- Task to complete: Without the pictures, print the lines running from the beginning of the material to the line containing "0.8, 0.9, 1.0];", both ends included.

- Data shown:
■ ■ ■ ■ ■ ■ ■

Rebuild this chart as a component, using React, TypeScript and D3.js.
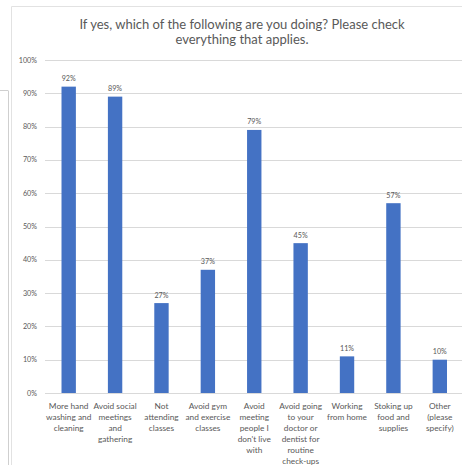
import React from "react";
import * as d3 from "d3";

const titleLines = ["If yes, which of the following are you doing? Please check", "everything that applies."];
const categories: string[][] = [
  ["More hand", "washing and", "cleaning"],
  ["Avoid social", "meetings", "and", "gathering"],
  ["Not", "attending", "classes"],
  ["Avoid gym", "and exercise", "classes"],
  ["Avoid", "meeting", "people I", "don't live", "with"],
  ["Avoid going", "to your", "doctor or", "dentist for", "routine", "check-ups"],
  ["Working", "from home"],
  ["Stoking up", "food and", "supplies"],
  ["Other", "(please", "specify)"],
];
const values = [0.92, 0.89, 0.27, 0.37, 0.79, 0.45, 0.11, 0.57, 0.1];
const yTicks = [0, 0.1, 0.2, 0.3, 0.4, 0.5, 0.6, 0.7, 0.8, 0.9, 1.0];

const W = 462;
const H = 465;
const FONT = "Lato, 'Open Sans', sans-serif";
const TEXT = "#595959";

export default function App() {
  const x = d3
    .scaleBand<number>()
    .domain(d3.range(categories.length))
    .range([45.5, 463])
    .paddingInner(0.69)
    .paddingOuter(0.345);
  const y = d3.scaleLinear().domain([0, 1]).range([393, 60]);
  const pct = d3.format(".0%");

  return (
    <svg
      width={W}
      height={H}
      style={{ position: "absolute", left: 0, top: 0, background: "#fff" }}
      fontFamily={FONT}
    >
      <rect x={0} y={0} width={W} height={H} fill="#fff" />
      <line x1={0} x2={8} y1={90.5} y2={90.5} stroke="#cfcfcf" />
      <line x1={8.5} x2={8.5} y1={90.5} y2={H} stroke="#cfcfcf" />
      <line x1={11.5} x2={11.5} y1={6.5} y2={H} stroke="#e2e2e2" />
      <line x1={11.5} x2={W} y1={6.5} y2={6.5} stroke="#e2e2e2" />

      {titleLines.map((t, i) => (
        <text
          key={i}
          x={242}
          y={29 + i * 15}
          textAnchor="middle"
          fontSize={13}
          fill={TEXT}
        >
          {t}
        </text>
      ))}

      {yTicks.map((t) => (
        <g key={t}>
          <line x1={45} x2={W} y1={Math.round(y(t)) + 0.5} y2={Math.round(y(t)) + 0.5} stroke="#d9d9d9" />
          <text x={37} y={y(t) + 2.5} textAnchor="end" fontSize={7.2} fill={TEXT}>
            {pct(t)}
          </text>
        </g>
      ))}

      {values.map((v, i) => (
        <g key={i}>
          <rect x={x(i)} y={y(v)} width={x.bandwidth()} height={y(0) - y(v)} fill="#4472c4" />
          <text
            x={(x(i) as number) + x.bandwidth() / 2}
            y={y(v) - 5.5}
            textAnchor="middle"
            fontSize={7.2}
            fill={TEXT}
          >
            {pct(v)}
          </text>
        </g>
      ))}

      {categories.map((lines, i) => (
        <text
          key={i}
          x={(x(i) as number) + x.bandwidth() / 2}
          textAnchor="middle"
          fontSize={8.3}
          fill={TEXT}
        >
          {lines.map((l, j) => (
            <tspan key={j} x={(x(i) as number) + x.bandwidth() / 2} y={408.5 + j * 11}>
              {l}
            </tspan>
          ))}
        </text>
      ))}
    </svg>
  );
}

■ ■ ■ ■ ■ ■ ■

- Solution to this exercise:
Rebuild this chart as a component, using React, TypeScript and D3.js.
import React from "react";
import * as d3 from "d3";

const titleLines = ["If yes, which of the following are you doing? Please check", "everything that applies."];
const categories: string[][] = [
  ["More hand", "washing and", "cleaning"],
  ["Avoid social", "meetings", "and", "gathering"],
  ["Not", "attending", "classes"],
  ["Avoid gym", "and exercise", "classes"],
  ["Avoid", "meeting", "people I", "don't live", "with"],
  ["Avoid going", "to your", "doctor or", "dentist for", "routine", "check-ups"],
  ["Working", "from home"],
  ["Stoking up", "food and", "supplies"],
  ["Other", "(please", "specify)"],
];
const values = [0.92, 0.89, 0.27, 0.37, 0.79, 0.45, 0.11, 0.57, 0.1];
const yTicks = [0, 0.1, 0.2, 0.3, 0.4, 0.5, 0.6, 0.7, 0.8, 0.9, 1.0];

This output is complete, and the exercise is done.